### What is being asked
Give back the full listing verbatim, apart from its images.
-- Start Dataset extract --
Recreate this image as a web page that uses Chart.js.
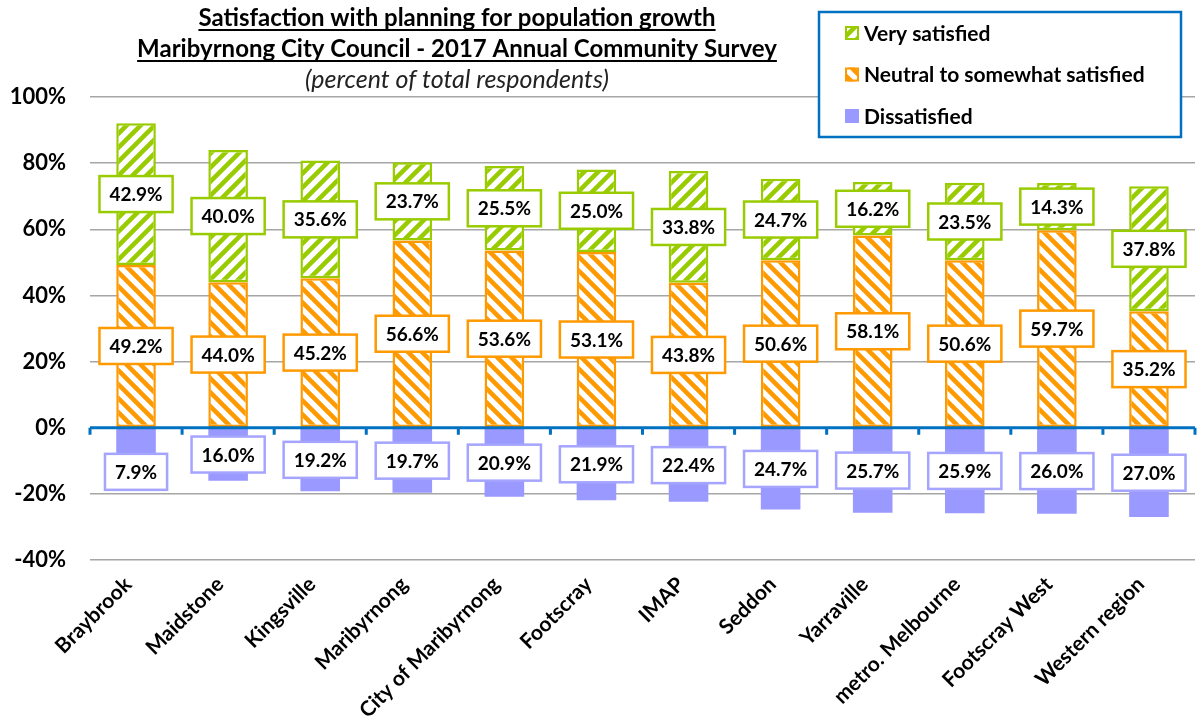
<!DOCTYPE html>
<html>
<head>
<meta charset="utf-8">
<script src="https://cdn.jsdelivr.net/npm/chart.js@4"></script>
<style>
  html, body { margin: 0; padding: 0; background: #fff; }
  #wrap { width: 1197px; height: 725px; }
</style>
</head>
<body>
<div id="wrap"><canvas id="satChart" width="1197" height="725"></canvas></div>
<script>
const categories = ['Braybrook', 'Maidstone', 'Kingsville', 'Maribyrnong', 'City of Maribyrnong', 'Footscray',
    'IMAP', 'Seddon', 'Yarraville', 'metro. Melbourne', 'Footscray West', 'Western region'];
const verySatisfied = [42.9, 40.0, 35.6, 23.7, 25.5, 25.0, 33.8, 24.7, 16.2, 23.5, 14.3, 37.8];
const neutral = [49.2, 44.0, 45.2, 56.6, 53.6, 53.1, 43.8, 50.6, 58.1, 50.6, 59.7, 35.2];
const dissatisfied = [-7.9, -16.0, -19.2, -19.7, -20.9, -21.9, -22.4, -24.7, -25.7, -25.9, -26.0, -27.0];
const yTicks = [100, 80, 60, 40, 20, 0, -20, -40];
const titleLines = ['Satisfaction with planning for population growth',
    'Maribyrnong City Council - 2017 Annual Community Survey'];
const subTitle = '(percent of total respondents)';

const GREEN = '#99cc00';
const ORANGE = '#ff9900';
const PURPLE = '#9999ff';
const BLUE = '#0070c0';
const FONT = 'Lato, "Open Sans", sans-serif';

function stripes(color, dir) {
    const s = 14;
    const c = document.createElement('canvas');
    c.width = s; c.height = s;
    const g = c.getContext('2d');
    g.fillStyle = '#fff';
    g.fillRect(0, 0, s, s);
    g.strokeStyle = color;
    g.lineWidth = 4.5;
    g.beginPath();
    for (let k = -1; k <= 1; k++) {
        if (dir === '/') {
            g.moveTo(k * s - 2, s + 2);
            g.lineTo(k * s + s + 2, -2);
        } else {
            g.moveTo(k * s - 2, -2);
            g.lineTo(k * s + s + 2, s + 2);
        }
    }
    g.stroke();
    return g.createPattern(c, 'repeat');
}

const greenFill = stripes(GREEN, '/');
const orangeFill = stripes(ORANGE, '\\');

// value labels in white boxes
const boxLabels = {
    id: 'boxLabels',
    afterDatasetsDraw(chart) {
        const ctx = chart.ctx;
        const zeroY = chart.scales.y.getPixelForValue(0);
        ctx.save();
        ctx.font = 'bold 19px ' + FONT;
        ctx.textAlign = 'center';
        ctx.textBaseline = 'middle';
        chart.data.datasets.forEach((ds, i) => {
            const meta = chart.getDatasetMeta(i);
            meta.data.forEach((el, j) => {
                const v = ds.data[j];
                const txt = Math.abs(v).toFixed(1) + '%';
                const w = ctx.measureText(txt).width + 20;
                const h = 36;
                let cy = (el.y + el.base) / 2;
                if (v < 0 && cy - h / 2 < zeroY + 4) cy = el.y + h / 2;
                ctx.fillStyle = '#fff';
                ctx.fillRect(el.x - w / 2, cy - h / 2, w, h);
                ctx.strokeStyle = ds.labelBorder;
                ctx.lineWidth = 2.5;
                ctx.strokeRect(el.x - w / 2, cy - h / 2, w, h);
                ctx.fillStyle = '#000';
                ctx.fillText(txt, el.x, cy + 1);
            });
        });
        ctx.restore();
    }
};

// blue zero axis with tick marks between categories
const zeroAxis = {
    id: 'zeroAxis',
    afterDatasetsDraw(chart) {
        const ctx = chart.ctx;
        const area = chart.chartArea;
        const y0 = chart.scales.y.getPixelForValue(0);
        const step = (area.right - area.left) / categories.length;
        ctx.save();
        ctx.strokeStyle = BLUE;
        ctx.lineWidth = 3;
        ctx.beginPath();
        ctx.moveTo(area.left, y0);
        ctx.lineTo(area.right, y0);
        for (let i = 0; i <= categories.length; i++) {
            const x = area.left + i * step;
            ctx.moveTo(x, y0);
            ctx.lineTo(x, y0 + 7);
        }
        ctx.stroke();
        ctx.restore();
    }
};

// title and legend box
const decor = {
    id: 'decor',
    afterDraw(chart) {
        const ctx = chart.ctx;
        ctx.save();
        ctx.fillStyle = '#000';
        ctx.textAlign = 'center';
        ctx.textBaseline = 'alphabetic';
        ctx.font = 'bold 24px ' + FONT;
        const cx = 457;
        titleLines.forEach((t, i) => {
            const by = 26 + i * 31;
            ctx.fillText(t, cx, by);
            const w = ctx.measureText(t).width;
            ctx.fillRect(cx - w / 2, by + 3, w, 2);
        });
        ctx.font = 'italic 25px ' + FONT;
        ctx.fillStyle = '#222';
        ctx.fillText(subTitle, cx, 88);

        // legend
        ctx.fillStyle = '#fff';
        ctx.fillRect(819, 12, 362, 125);
        ctx.strokeStyle = BLUE;
        ctx.lineWidth = 2.5;
        ctx.strokeRect(819, 12, 362, 125);
        const items = [chart.data.datasets[2], chart.data.datasets[1], chart.data.datasets[0]];
        ctx.font = 'bold 21px ' + FONT;
        ctx.textAlign = 'left';
        ctx.textBaseline = 'middle';
        items.forEach((ds, i) => {
            const y = 33 + i * 41.5;
            ctx.fillStyle = ds.backgroundColor;
            ctx.fillRect(845, y - 7, 14, 14);
            if (ds.borderWidth) {
                ctx.strokeStyle = ds.borderColor;
                ctx.lineWidth = 2;
                ctx.strokeRect(846, y - 6, 12, 12);
            }
            ctx.fillStyle = '#000';
            ctx.fillText(ds.label, 864, y + 1);
        });
        ctx.restore();
    }
};

new Chart(document.getElementById('satChart'), {
    type: 'bar',
    data: {
        labels: categories,
        datasets: [{
            label: 'Dissatisfied',
            data: dissatisfied,
            backgroundColor: PURPLE,
            borderWidth: 0,
            labelBorder: '#a5a5ff'
        }, {
            label: 'Neutral to somewhat satisfied',
            data: neutral,
            backgroundColor: orangeFill,
            borderColor: ORANGE,
            borderWidth: 2.5,
            borderSkipped: false,
            labelBorder: ORANGE
        }, {
            label: 'Very satisfied',
            data: verySatisfied,
            backgroundColor: greenFill,
            borderColor: GREEN,
            borderWidth: 2.5,
            borderSkipped: false,
            labelBorder: GREEN
        }]
    },
    options: {
        responsive: false,
        animation: false,
        layout: { padding: { top: 97, right: 2, left: 0, bottom: 0 } },
        datasets: { bar: { categoryPercentage: 1, barPercentage: 0.43 } },
        plugins: {
            legend: { display: false },
            title: { display: false },
            tooltip: { enabled: false }
        },
        scales: {
            x: {
                stacked: true,
                grid: { display: false },
                border: { display: false },
                ticks: {
                    color: '#000',
                    font: { family: FONT, size: 21, weight: 'bold' },
                    minRotation: 45,
                    maxRotation: 45,
                    autoSkip: false,
                    padding: 4,
                    labelOffset: -8
                },
                afterFit(scale) { scale.height = 165; }
            },
            y: {
                stacked: true,
                min: -40,
                max: 100,
                afterBuildTicks(scale) { scale.ticks = yTicks.map(v => ({ value: v })); },
                grid: {
                    color: ctx => ctx.tick && ctx.tick.value === 0 ? 'rgba(0,0,0,0)' : '#a6a6a6',
                    lineWidth: 1.5,
                    drawTicks: false
                },
                border: { display: false },
                ticks: {
                    color: '#000',
                    font: { family: FONT, size: 22, weight: 'bold' },
                    padding: 24,
                    callback: v => v + '%'
                },
                afterFit(scale) { scale.width = 90; }
            }
        }
    },
    plugins: [zeroAxis, boxLabels, decor]
});
</script>
</body>
</html>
-- End Dataset extract --
### Problem solution
Recreate this image as a web page that uses Chart.js.
<!DOCTYPE html>
<html>
<head>
<meta charset="utf-8">
<script src="https://cdn.jsdelivr.net/npm/chart.js@4"></script>
<style>
  html, body { margin: 0; padding: 0; background: #fff; }
  #wrap { width: 1197px; height: 725px; }
</style>
</head>
<body>
<div id="wrap"><canvas id="satChart" width="1197" height="725"></canvas></div>
<script>
const categories = ['Braybrook', 'Maidstone', 'Kingsville', 'Maribyrnong', 'City of Maribyrnong', 'Footscray',
    'IMAP', 'Seddon', 'Yarraville', 'metro. Melbourne', 'Footscray West', 'Western region'];
const verySatisfied = [42.9, 40.0, 35.6, 23.7, 25.5, 25.0, 33.8, 24.7, 16.2, 23.5, 14.3, 37.8];
const neutral = [49.2, 44.0, 45.2, 56.6, 53.6, 53.1, 43.8, 50.6, 58.1, 50.6, 59.7, 35.2];
const dissatisfied = [-7.9, -16.0, -19.2, -19.7, -20.9, -21.9, -22.4, -24.7, -25.7, -25.9, -26.0, -27.0];
const yTicks = [100, 80, 60, 40, 20, 0, -20, -40];
const titleLines = ['Satisfaction with planning for population growth',
    'Maribyrnong City Council - 2017 Annual Community Survey'];
const subTitle = '(percent of total respondents)';

const GREEN = '#99cc00';
const ORANGE = '#ff9900';
const PURPLE = '#9999ff';
const BLUE = '#0070c0';
const FONT = 'Lato, "Open Sans", sans-serif';

function stripes(color, dir) {
    const s = 14;
    const c = document.createElement('canvas');
    c.width = s; c.height = s;
    const g = c.getContext('2d');
    g.fillStyle = '#fff';
    g.fillRect(0, 0, s, s);
    g.strokeStyle = color;
    g.lineWidth = 4.5;
    g.beginPath();
    for (let k = -1; k <= 1; k++) {
        if (dir === '/') {
            g.moveTo(k * s - 2, s + 2);
            g.lineTo(k * s + s + 2, -2);
        } else {
            g.moveTo(k * s - 2, -2);
            g.lineTo(k * s + s + 2, s + 2);
        }
    }
    g.stroke();
    return g.createPattern(c, 'repeat');
}

const greenFill = stripes(GREEN, '/');
const orangeFill = stripes(ORANGE, '\\');

// value labels in white boxes
const boxLabels = {
    id: 'boxLabels',
    afterDatasetsDraw(chart) {
        const ctx = chart.ctx;
        const zeroY = chart.scales.y.getPixelForValue(0);
        ctx.save();
        ctx.font = 'bold 19px ' + FONT;
        ctx.textAlign = 'center';
        ctx.textBaseline = 'middle';
        chart.data.datasets.forEach((ds, i) => {
            const meta = chart.getDatasetMeta(i);
            meta.data.forEach((el, j) => {
                const v = ds.data[j];
                const txt = Math.abs(v).toFixed(1) + '%';
                const w = ctx.measureText(txt).width + 20;
                const h = 36;
                let cy = (el.y + el.base) / 2;
                if (v < 0 && cy - h / 2 < zeroY + 4) cy = el.y + h / 2;
                ctx.fillStyle = '#fff';
                ctx.fillRect(el.x - w / 2, cy - h / 2, w, h);
                ctx.strokeStyle = ds.labelBorder;
                ctx.lineWidth = 2.5;
                ctx.strokeRect(el.x - w / 2, cy - h / 2, w, h);
                ctx.fillStyle = '#000';
                ctx.fillText(txt, el.x, cy + 1);
            });
        });
        ctx.restore();
    }
};

// blue zero axis with tick marks between categories
const zeroAxis = {
    id: 'zeroAxis',
    afterDatasetsDraw(chart) {
        const ctx = chart.ctx;
        const area = chart.chartArea;
        const y0 = chart.scales.y.getPixelForValue(0);
        const step = (area.right - area.left) / categories.length;
        ctx.save();
        ctx.strokeStyle = BLUE;
        ctx.lineWidth = 3;
        ctx.beginPath();
        ctx.moveTo(area.left, y0);
        ctx.lineTo(area.right, y0);
        for (let i = 0; i <= categories.length; i++) {
            const x = area.left + i * step;
            ctx.moveTo(x, y0);
            ctx.lineTo(x, y0 + 7);
        }
        ctx.stroke();
        ctx.restore();
    }
};

// title and legend box
const decor = {
    id: 'decor',
    afterDraw(chart) {
        const ctx = chart.ctx;
        ctx.save();
        ctx.fillStyle = '#000';
        ctx.textAlign = 'center';
        ctx.textBaseline = 'alphabetic';
        ctx.font = 'bold 24px ' + FONT;
        const cx = 457;
        titleLines.forEach((t, i) => {
            const by = 26 + i * 31;
            ctx.fillText(t, cx, by);
            const w = ctx.measureText(t).width;
            ctx.fillRect(cx - w / 2, by + 3, w, 2);
        });
        ctx.font = 'italic 25px ' + FONT;
        ctx.fillStyle = '#222';
        ctx.fillText(subTitle, cx, 88);

        // legend
        ctx.fillStyle = '#fff';
        ctx.fillRect(819, 12, 362, 125);
        ctx.strokeStyle = BLUE;
        ctx.lineWidth = 2.5;
        ctx.strokeRect(819, 12, 362, 125);
        const items = [chart.data.datasets[2], chart.data.datasets[1], chart.data.datasets[0]];
        ctx.font = 'bold 21px ' + FONT;
        ctx.textAlign = 'left';
        ctx.textBaseline = 'middle';
        items.forEach((ds, i) => {
            const y = 33 + i * 41.5;
            ctx.fillStyle = ds.backgroundColor;
            ctx.fillRect(845, y - 7, 14, 14);
            if (ds.borderWidth) {
                ctx.strokeStyle = ds.borderColor;
                ctx.lineWidth = 2;
                ctx.strokeRect(846, y - 6, 12, 12);
            }
            ctx.fillStyle = '#000';
            ctx.fillText(ds.label, 864, y + 1);
        });
        ctx.restore();
    }
};

new Chart(document.getElementById('satChart'), {
    type: 'bar',
    data: {
        labels: categories,
        datasets: [{
            label: 'Dissatisfied',
            data: dissatisfied,
            backgroundColor: PURPLE,
            borderWidth: 0,
            labelBorder: '#a5a5ff'
        }, {
            label: 'Neutral to somewhat satisfied',
            data: neutral,
            backgroundColor: orangeFill,
            borderColor: ORANGE,
            borderWidth: 2.5,
            borderSkipped: false,
            labelBorder: ORANGE
        }, {
            label: 'Very satisfied',
            data: verySatisfied,
            backgroundColor: greenFill,
            borderColor: GREEN,
            borderWidth: 2.5,
            borderSkipped: false,
            labelBorder: GREEN
        }]
    },
    options: {
        responsive: false,
        animation: false,
        layout: { padding: { top: 97, right: 2, left: 0, bottom: 0 } },
        datasets: { bar: { categoryPercentage: 1, barPercentage: 0.43 } },
        plugins: {
            legend: { display: false },
            title: { display: false },
            tooltip: { enabled: false }
        },
        scales: {
            x: {
                stacked: true,
                grid: { display: false },
                border: { display: false },
                ticks: {
                    color: '#000',
                    font: { family: FONT, size: 21, weight: 'bold' },
                    minRotation: 45,
                    maxRotation: 45,
                    autoSkip: false,
                    padding: 4,
                    labelOffset: -8
                },
                afterFit(scale) { scale.height = 165; }
            },
            y: {
                stacked: true,
                min: -40,
                max: 100,
                afterBuildTicks(scale) { scale.ticks = yTicks.map(v => ({ value: v })); },
                grid: {
                    color: ctx => ctx.tick && ctx.tick.value === 0 ? 'rgba(0,0,0,0)' : '#a6a6a6',
                    lineWidth: 1.5,
                    drawTicks: false
                },
                border: { display: false },
                ticks: {
                    color: '#000',
                    font: { family: FONT, size: 22, weight: 'bold' },
                    padding: 24,
                    callback: v => v + '%'
                },
                afterFit(scale) { scale.width = 90; }
            }
        }
    },
    plugins: [zeroAxis, boxLabels, decor]
});
</script>
</body>
</html>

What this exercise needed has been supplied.